LISTED ENTRIES:
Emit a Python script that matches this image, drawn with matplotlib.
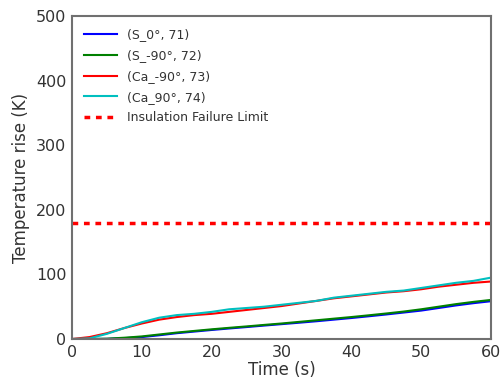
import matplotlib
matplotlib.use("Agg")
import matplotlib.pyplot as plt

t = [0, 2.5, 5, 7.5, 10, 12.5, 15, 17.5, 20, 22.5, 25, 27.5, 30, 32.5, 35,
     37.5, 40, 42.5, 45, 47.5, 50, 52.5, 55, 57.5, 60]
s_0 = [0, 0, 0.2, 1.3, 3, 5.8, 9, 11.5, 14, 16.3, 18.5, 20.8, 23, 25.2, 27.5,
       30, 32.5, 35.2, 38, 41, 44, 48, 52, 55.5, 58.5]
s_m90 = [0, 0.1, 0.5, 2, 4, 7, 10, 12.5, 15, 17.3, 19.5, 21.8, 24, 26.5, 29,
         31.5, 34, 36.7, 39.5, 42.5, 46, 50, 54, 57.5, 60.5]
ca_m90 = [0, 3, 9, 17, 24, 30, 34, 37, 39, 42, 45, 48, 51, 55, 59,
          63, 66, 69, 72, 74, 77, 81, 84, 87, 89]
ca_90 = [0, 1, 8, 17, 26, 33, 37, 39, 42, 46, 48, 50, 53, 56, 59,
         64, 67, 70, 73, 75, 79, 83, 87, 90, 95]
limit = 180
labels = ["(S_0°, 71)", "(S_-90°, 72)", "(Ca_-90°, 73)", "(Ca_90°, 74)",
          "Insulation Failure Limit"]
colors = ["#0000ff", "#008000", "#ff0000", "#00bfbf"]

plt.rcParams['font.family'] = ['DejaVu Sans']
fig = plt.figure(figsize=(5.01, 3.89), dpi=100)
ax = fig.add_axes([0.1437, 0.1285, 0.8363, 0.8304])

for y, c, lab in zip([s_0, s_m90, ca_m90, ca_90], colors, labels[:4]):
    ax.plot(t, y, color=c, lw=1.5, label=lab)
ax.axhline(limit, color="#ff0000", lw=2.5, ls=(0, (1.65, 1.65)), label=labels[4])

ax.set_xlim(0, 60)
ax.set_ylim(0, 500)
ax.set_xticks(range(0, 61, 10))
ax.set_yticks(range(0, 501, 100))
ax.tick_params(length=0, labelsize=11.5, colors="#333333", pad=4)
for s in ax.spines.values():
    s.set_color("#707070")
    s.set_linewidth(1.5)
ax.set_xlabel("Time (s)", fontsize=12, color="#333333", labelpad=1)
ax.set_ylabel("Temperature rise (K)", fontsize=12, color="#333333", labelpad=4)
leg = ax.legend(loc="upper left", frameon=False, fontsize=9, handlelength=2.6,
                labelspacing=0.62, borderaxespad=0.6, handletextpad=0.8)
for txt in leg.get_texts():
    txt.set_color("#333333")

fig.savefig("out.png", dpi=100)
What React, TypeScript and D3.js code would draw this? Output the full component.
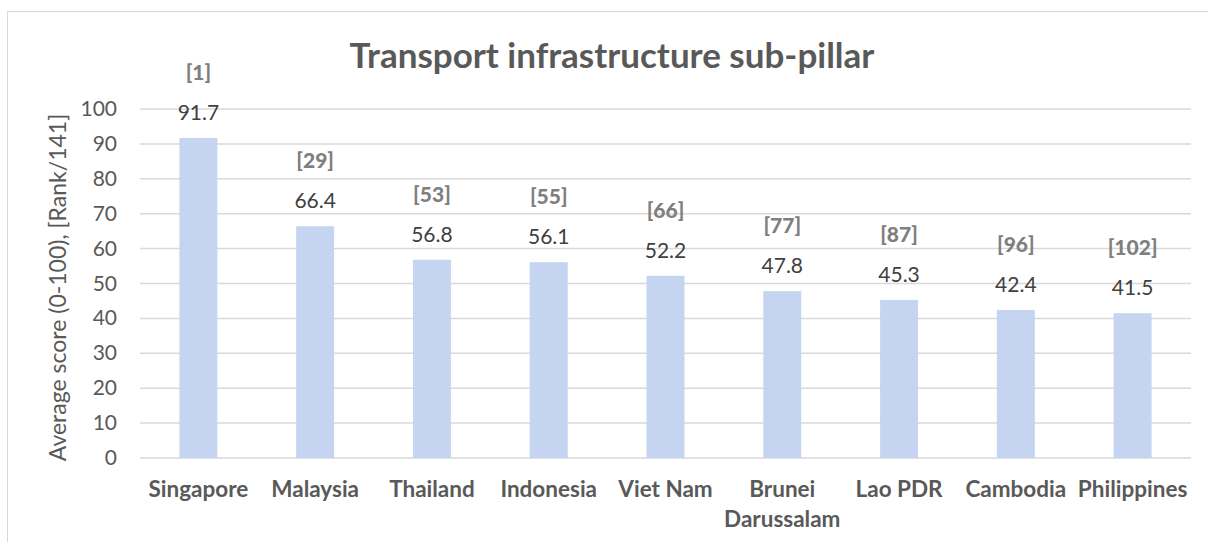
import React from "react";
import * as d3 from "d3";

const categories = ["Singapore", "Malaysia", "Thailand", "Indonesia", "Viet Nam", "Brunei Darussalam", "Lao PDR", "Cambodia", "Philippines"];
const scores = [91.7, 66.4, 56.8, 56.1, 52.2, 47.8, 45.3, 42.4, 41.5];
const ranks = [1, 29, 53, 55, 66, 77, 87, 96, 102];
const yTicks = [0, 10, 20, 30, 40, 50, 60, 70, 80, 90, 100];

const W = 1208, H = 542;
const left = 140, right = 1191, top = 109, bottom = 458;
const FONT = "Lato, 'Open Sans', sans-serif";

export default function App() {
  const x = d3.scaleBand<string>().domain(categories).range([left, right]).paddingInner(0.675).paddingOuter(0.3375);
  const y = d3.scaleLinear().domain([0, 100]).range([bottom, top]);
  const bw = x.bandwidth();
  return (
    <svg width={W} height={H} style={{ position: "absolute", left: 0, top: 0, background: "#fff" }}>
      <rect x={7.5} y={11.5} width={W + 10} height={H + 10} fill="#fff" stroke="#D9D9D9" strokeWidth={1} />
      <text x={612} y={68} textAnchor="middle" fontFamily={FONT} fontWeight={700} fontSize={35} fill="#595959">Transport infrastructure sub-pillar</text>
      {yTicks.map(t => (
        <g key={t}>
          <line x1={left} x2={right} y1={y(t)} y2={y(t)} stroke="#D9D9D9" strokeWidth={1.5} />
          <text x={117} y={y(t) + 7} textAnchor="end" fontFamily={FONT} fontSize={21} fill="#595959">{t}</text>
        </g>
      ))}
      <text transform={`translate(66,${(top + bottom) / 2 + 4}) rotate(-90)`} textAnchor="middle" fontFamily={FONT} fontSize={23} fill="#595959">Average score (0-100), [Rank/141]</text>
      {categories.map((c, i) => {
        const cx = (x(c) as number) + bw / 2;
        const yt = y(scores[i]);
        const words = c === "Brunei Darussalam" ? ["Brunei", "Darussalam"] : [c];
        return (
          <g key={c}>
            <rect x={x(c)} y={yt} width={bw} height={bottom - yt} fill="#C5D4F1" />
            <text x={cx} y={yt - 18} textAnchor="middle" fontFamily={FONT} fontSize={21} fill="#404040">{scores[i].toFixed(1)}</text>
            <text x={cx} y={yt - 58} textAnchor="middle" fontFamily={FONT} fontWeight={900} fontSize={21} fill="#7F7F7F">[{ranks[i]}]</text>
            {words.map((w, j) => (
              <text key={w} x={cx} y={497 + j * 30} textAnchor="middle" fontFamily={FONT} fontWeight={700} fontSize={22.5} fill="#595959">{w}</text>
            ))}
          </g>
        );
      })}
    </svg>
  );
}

TO DO: Retype exactly the lines from the one with "What React, TypeScript" through the one with "import * as", both included, and nothing else; leave out the pictures.

SOLUTION BELOW:
What React, TypeScript and D3.js code would draw this? Output the full component.
import React from "react";
import * as d3 from "d3";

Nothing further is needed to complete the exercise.